DATASET SECTION
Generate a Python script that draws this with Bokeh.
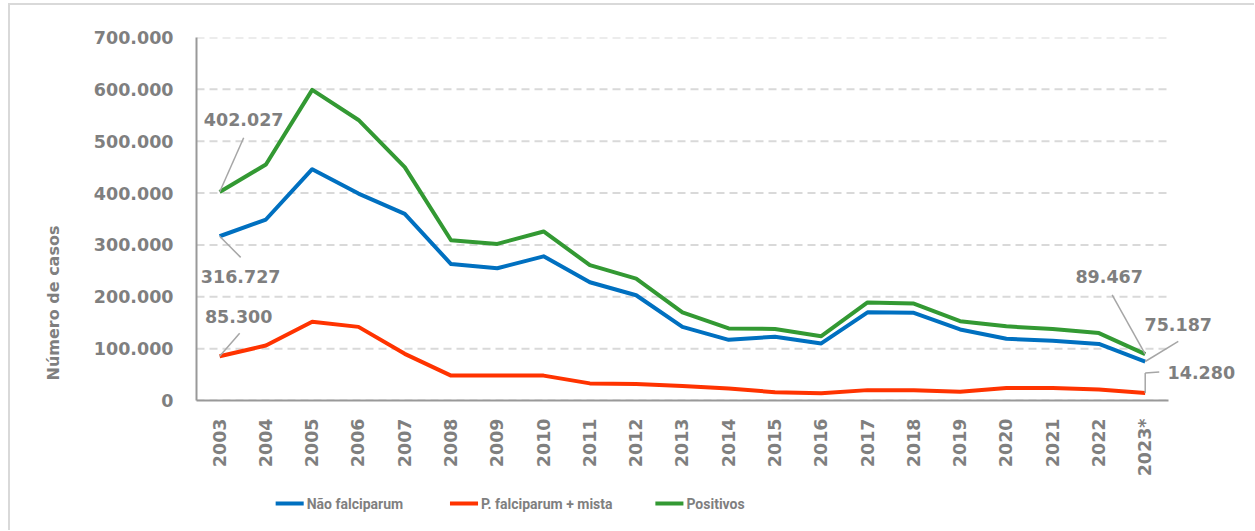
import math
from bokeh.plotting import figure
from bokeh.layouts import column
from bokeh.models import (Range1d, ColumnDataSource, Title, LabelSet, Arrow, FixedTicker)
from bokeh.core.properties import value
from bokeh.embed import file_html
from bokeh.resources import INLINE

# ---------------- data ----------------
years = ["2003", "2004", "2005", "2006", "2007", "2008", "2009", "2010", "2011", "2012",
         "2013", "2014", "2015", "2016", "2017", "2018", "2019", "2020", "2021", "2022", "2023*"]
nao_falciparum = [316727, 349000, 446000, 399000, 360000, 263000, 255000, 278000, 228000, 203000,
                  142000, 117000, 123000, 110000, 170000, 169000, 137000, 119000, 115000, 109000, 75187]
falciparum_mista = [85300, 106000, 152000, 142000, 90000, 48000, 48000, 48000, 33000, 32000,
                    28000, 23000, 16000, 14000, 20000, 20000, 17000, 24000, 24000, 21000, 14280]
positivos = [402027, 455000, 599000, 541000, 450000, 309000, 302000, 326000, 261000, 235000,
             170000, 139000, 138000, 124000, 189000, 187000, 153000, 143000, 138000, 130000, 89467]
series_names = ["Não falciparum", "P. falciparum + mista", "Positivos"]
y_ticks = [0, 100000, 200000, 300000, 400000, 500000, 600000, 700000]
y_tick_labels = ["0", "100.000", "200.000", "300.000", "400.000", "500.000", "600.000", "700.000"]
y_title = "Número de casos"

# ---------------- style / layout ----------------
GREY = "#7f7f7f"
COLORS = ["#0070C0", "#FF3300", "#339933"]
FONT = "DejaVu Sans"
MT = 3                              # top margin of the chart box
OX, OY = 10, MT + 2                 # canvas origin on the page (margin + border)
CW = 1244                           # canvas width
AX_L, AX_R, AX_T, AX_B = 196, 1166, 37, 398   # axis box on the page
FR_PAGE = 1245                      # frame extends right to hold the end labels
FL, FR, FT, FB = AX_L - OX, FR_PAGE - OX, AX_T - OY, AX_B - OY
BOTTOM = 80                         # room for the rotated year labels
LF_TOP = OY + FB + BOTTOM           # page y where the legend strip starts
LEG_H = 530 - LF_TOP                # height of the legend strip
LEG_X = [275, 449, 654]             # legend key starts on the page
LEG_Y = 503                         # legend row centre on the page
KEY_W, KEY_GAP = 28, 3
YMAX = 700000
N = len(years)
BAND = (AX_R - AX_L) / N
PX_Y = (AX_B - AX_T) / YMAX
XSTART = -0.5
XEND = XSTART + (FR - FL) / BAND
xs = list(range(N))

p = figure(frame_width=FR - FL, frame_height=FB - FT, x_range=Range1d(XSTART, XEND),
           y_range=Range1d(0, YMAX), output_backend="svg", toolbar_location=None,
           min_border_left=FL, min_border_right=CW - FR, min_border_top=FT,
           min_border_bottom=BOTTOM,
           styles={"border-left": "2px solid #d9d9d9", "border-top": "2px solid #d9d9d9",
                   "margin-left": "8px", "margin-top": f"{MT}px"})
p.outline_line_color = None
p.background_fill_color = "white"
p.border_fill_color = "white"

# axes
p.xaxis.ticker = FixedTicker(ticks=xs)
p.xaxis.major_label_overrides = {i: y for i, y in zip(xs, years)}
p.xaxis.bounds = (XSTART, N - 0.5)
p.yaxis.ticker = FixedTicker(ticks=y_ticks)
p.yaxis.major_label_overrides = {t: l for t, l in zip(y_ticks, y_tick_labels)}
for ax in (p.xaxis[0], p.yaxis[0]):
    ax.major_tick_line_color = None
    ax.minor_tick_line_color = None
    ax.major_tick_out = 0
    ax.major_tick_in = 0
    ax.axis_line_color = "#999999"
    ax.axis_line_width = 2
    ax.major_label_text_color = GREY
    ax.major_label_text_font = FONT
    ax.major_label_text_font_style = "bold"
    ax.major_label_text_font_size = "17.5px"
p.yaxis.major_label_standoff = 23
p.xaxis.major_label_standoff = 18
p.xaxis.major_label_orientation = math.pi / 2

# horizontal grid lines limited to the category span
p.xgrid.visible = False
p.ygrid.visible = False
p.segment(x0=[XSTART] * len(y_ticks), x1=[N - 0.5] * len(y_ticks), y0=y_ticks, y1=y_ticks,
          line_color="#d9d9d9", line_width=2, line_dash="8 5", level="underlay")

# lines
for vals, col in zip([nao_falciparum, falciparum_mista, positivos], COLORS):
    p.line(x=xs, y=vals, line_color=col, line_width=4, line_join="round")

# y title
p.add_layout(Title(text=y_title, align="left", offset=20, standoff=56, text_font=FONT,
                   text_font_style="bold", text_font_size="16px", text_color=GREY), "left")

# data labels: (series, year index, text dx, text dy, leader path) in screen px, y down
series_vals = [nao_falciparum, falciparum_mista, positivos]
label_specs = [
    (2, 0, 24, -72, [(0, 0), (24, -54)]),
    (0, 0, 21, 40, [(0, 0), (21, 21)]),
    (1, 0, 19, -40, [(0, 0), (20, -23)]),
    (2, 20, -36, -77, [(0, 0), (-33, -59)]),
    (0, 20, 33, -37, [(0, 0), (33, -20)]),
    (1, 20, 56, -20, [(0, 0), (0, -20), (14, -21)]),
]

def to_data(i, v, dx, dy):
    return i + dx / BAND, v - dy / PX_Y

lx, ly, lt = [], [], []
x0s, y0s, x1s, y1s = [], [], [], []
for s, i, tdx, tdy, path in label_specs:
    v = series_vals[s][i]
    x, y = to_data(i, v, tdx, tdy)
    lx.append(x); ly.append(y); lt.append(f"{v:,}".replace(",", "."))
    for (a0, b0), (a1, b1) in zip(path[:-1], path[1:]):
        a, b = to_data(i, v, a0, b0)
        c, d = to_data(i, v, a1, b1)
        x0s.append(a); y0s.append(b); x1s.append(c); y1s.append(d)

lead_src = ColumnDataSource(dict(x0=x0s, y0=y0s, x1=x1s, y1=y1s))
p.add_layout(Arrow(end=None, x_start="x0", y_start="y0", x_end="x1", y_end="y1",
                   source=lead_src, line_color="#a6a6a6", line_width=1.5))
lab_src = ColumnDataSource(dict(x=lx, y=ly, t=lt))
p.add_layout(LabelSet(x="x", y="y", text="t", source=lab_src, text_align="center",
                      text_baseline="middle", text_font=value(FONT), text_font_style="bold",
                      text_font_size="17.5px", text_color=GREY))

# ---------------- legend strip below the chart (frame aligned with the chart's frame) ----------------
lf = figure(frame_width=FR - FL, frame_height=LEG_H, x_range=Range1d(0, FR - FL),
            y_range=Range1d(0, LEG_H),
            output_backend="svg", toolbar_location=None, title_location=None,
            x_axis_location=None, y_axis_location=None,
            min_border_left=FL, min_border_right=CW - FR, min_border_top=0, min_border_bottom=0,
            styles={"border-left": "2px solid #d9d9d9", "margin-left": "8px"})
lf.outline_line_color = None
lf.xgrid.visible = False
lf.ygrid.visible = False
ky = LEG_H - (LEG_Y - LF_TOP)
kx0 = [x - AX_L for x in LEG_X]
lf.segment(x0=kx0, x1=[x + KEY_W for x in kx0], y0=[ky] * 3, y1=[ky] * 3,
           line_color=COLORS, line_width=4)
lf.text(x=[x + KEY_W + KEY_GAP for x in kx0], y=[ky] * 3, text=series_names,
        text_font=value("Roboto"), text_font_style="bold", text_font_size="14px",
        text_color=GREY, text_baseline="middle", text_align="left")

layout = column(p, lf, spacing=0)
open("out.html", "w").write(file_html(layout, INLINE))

WHAT IS ASKED
Transcribe the whole listing exactly. Pictures are excluded.

ANSWER TO THIS TASK
Generate a Python script that draws this with Bokeh.
import math
from bokeh.plotting import figure
from bokeh.layouts import column
from bokeh.models import (Range1d, ColumnDataSource, Title, LabelSet, Arrow, FixedTicker)
from bokeh.core.properties import value
from bokeh.embed import file_html
from bokeh.resources import INLINE

# ---------------- data ----------------
years = ["2003", "2004", "2005", "2006", "2007", "2008", "2009", "2010", "2011", "2012",
         "2013", "2014", "2015", "2016", "2017", "2018", "2019", "2020", "2021", "2022", "2023*"]
nao_falciparum = [316727, 349000, 446000, 399000, 360000, 263000, 255000, 278000, 228000, 203000,
                  142000, 117000, 123000, 110000, 170000, 169000, 137000, 119000, 115000, 109000, 75187]
falciparum_mista = [85300, 106000, 152000, 142000, 90000, 48000, 48000, 48000, 33000, 32000,
                    28000, 23000, 16000, 14000, 20000, 20000, 17000, 24000, 24000, 21000, 14280]
positivos = [402027, 455000, 599000, 541000, 450000, 309000, 302000, 326000, 261000, 235000,
             170000, 139000, 138000, 124000, 189000, 187000, 153000, 143000, 138000, 130000, 89467]
series_names = ["Não falciparum", "P. falciparum + mista", "Positivos"]
y_ticks = [0, 100000, 200000, 300000, 400000, 500000, 600000, 700000]
y_tick_labels = ["0", "100.000", "200.000", "300.000", "400.000", "500.000", "600.000", "700.000"]
y_title = "Número de casos"

# ---------------- style / layout ----------------
GREY = "#7f7f7f"
COLORS = ["#0070C0", "#FF3300", "#339933"]
FONT = "DejaVu Sans"
MT = 3                              # top margin of the chart box
OX, OY = 10, MT + 2                 # canvas origin on the page (margin + border)
CW = 1244                           # canvas width
AX_L, AX_R, AX_T, AX_B = 196, 1166, 37, 398   # axis box on the page
FR_PAGE = 1245                      # frame extends right to hold the end labels
FL, FR, FT, FB = AX_L - OX, FR_PAGE - OX, AX_T - OY, AX_B - OY
BOTTOM = 80                         # room for the rotated year labels
LF_TOP = OY + FB + BOTTOM           # page y where the legend strip starts
LEG_H = 530 - LF_TOP                # height of the legend strip
LEG_X = [275, 449, 654]             # legend key starts on the page
LEG_Y = 503                         # legend row centre on the page
KEY_W, KEY_GAP = 28, 3
YMAX = 700000
N = len(years)
BAND = (AX_R - AX_L) / N
PX_Y = (AX_B - AX_T) / YMAX
XSTART = -0.5
XEND = XSTART + (FR - FL) / BAND
xs = list(range(N))

p = figure(frame_width=FR - FL, frame_height=FB - FT, x_range=Range1d(XSTART, XEND),
           y_range=Range1d(0, YMAX), output_backend="svg", toolbar_location=None,
           min_border_left=FL, min_border_right=CW - FR, min_border_top=FT,
           min_border_bottom=BOTTOM,
           styles={"border-left": "2px solid #d9d9d9", "border-top": "2px solid #d9d9d9",
                   "margin-left": "8px", "margin-top": f"{MT}px"})
p.outline_line_color = None
p.background_fill_color = "white"
p.border_fill_color = "white"

# axes
p.xaxis.ticker = FixedTicker(ticks=xs)
p.xaxis.major_label_overrides = {i: y for i, y in zip(xs, years)}
p.xaxis.bounds = (XSTART, N - 0.5)
p.yaxis.ticker = FixedTicker(ticks=y_ticks)
p.yaxis.major_label_overrides = {t: l for t, l in zip(y_ticks, y_tick_labels)}
for ax in (p.xaxis[0], p.yaxis[0]):
    ax.major_tick_line_color = None
    ax.minor_tick_line_color = None
    ax.major_tick_out = 0
    ax.major_tick_in = 0
    ax.axis_line_color = "#999999"
    ax.axis_line_width = 2
    ax.major_label_text_color = GREY
    ax.major_label_text_font = FONT
    ax.major_label_text_font_style = "bold"
    ax.major_label_text_font_size = "17.5px"
p.yaxis.major_label_standoff = 23
p.xaxis.major_label_standoff = 18
p.xaxis.major_label_orientation = math.pi / 2

# horizontal grid lines limited to the category span
p.xgrid.visible = False
p.ygrid.visible = False
p.segment(x0=[XSTART] * len(y_ticks), x1=[N - 0.5] * len(y_ticks), y0=y_ticks, y1=y_ticks,
          line_color="#d9d9d9", line_width=2, line_dash="8 5", level="underlay")

# lines
for vals, col in zip([nao_falciparum, falciparum_mista, positivos], COLORS):
    p.line(x=xs, y=vals, line_color=col, line_width=4, line_join="round")

# y title
p.add_layout(Title(text=y_title, align="left", offset=20, standoff=56, text_font=FONT,
                   text_font_style="bold", text_font_size="16px", text_color=GREY), "left")

# data labels: (series, year index, text dx, text dy, leader path) in screen px, y down
series_vals = [nao_falciparum, falciparum_mista, positivos]
label_specs = [
    (2, 0, 24, -72, [(0, 0), (24, -54)]),
    (0, 0, 21, 40, [(0, 0), (21, 21)]),
    (1, 0, 19, -40, [(0, 0), (20, -23)]),
    (2, 20, -36, -77, [(0, 0), (-33, -59)]),
    (0, 20, 33, -37, [(0, 0), (33, -20)]),
    (1, 20, 56, -20, [(0, 0), (0, -20), (14, -21)]),
]

def to_data(i, v, dx, dy):
    return i + dx / BAND, v - dy / PX_Y

lx, ly, lt = [], [], []
x0s, y0s, x1s, y1s = [], [], [], []
for s, i, tdx, tdy, path in label_specs:
    v = series_vals[s][i]
    x, y = to_data(i, v, tdx, tdy)
    lx.append(x); ly.append(y); lt.append(f"{v:,}".replace(",", "."))
    for (a0, b0), (a1, b1) in zip(path[:-1], path[1:]):
        a, b = to_data(i, v, a0, b0)
        c, d = to_data(i, v, a1, b1)
        x0s.append(a); y0s.append(b); x1s.append(c); y1s.append(d)

lead_src = ColumnDataSource(dict(x0=x0s, y0=y0s, x1=x1s, y1=y1s))
p.add_layout(Arrow(end=None, x_start="x0", y_start="y0", x_end="x1", y_end="y1",
                   source=lead_src, line_color="#a6a6a6", line_width=1.5))
lab_src = ColumnDataSource(dict(x=lx, y=ly, t=lt))
p.add_layout(LabelSet(x="x", y="y", text="t", source=lab_src, text_align="center",
                      text_baseline="middle", text_font=value(FONT), text_font_style="bold",
                      text_font_size="17.5px", text_color=GREY))

# ---------------- legend strip below the chart (frame aligned with the chart's frame) ----------------
lf = figure(frame_width=FR - FL, frame_height=LEG_H, x_range=Range1d(0, FR - FL),
            y_range=Range1d(0, LEG_H),
            output_backend="svg", toolbar_location=None, title_location=None,
            x_axis_location=None, y_axis_location=None,
            min_border_left=FL, min_border_right=CW - FR, min_border_top=0, min_border_bottom=0,
            styles={"border-left": "2px solid #d9d9d9", "margin-left": "8px"})
lf.outline_line_color = None
lf.xgrid.visible = False
lf.ygrid.visible = False
ky = LEG_H - (LEG_Y - LF_TOP)
kx0 = [x - AX_L for x in LEG_X]
lf.segment(x0=kx0, x1=[x + KEY_W for x in kx0], y0=[ky] * 3, y1=[ky] * 3,
           line_color=COLORS, line_width=4)
lf.text(x=[x + KEY_W + KEY_GAP for x in kx0], y=[ky] * 3, text=series_names,
        text_font=value("Roboto"), text_font_style="bold", text_font_size="14px",
        text_color=GREY, text_baseline="middle", text_align="left")

layout = column(p, lf, spacing=0)
open("out.html", "w").write(file_html(layout, INLINE))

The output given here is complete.